我们把第一组和第四组放在一起会发现苏比的愿望与所得到的结果是正好相反的。(在这里我们先抛开主人公苏比的这些愿望、行为所具有的道德和法律层面的含义不谈。)第二组和第四组放在一起我们可以看到也是愿望和通常结果的乖违。这道理好似泰戈尔说的“我寻求那得不到的东西,我得到我没有寻求的东西。”反映出的是人的主观愿望与事实结果的背离。
如果我们把这四组集合考虑进道德、法律的含义,再将个别故事单元稍加调整,我们大致可以得到划分为不符合道德法律的和符合道德法律的这两种性质的几组集合,简单的说是趋恶的和向善的两种性质的集合。结合着上段我们的分析,我们可以得到几番作恶者逍遥法外,改悔向善者却锒铛入狱这样的令人心酸的结论。这样的组合我们也可得出小说所描写的社会善恶不分、黑白颠倒的信息。自然这也是我们通常对这篇课文所进行的解读。
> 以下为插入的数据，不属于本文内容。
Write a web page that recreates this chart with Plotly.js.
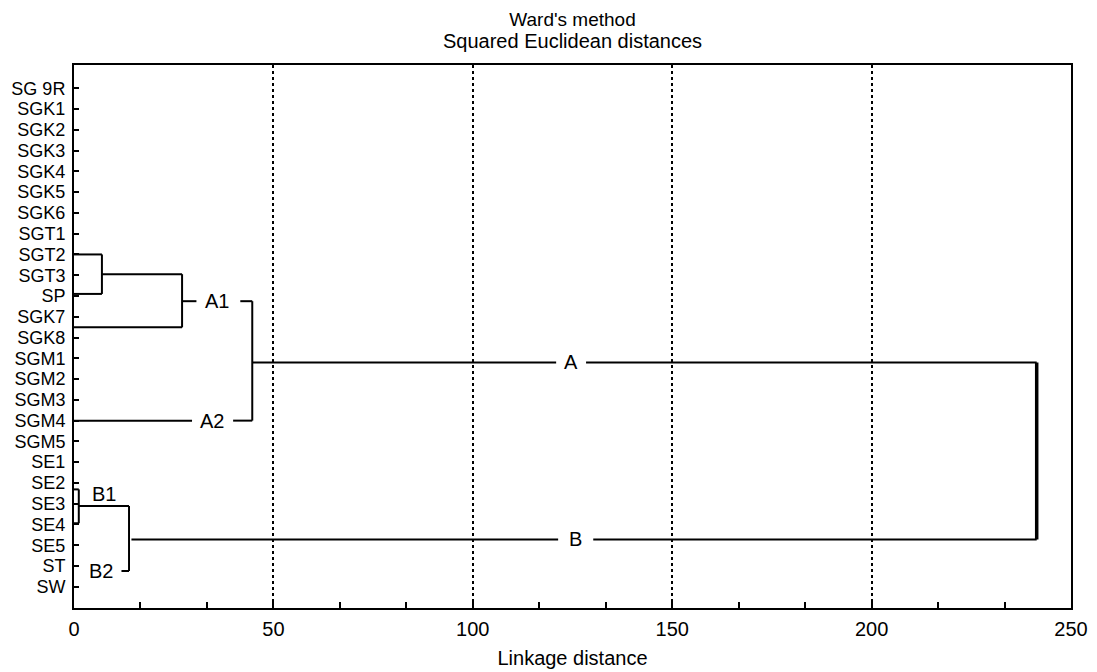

这两种深层结构的解读,很多人会赞同第二种,而对第一种颇有微词。实际上这两种解读是平行的。如果说第一种阐释有些牵强附会的话,那么我也可以说第二种也有些站不住脚。因为在课文中有交代说“多年来,好客的布莱克威尔岛监狱一直是他的冬季寓所”,这说明苏比在监狱里过冬已不止一次,而是有很多次。至于什么原因,课文中没有交代。但我们可以通过课文中对苏比行为的描写中找到根据。从苏比的一系列为进监狱所做的事情来看,他做这样的事情可以说是轻车熟路。并且这些事情的分量他也都拿捏的很有分寸。例如对去高档饭店吃什么的盘算,在普通饭店里吃饭价位的多少。他做的其他的违法事情,像偷一把伞,砸破商店的橱窗玻璃,这些事论性质都不很严重,但却可让他到监狱里住三个月。这些都不是一个初次做这些事情的人可以做到的,他应该做过好多次。由此我们可以肯定苏比以前被关进监狱,在监狱里过冬,所做的事情应该和这次的大致相似。不过以前是轻易实现监狱过冬的计划,即做此类坏事的时候都被警察抓住了,这次却屡屡出现意外。深层结构本身具有暧昧性和多义性。对深层结构解读的结论不能抱着苛全求备的态度。
最后笔者想要强调的是从共时性的角度来发掘小说文本的深层结构,区别于以往历时性的表层结构的研究,这是对我们做小说研究的一个极具有价值和启发性的方法,值得我们进行大力尝试。
【参考文献】
[1]童庆炳.文学理论教程[M].北京:高等教育出版社,1998:215-217.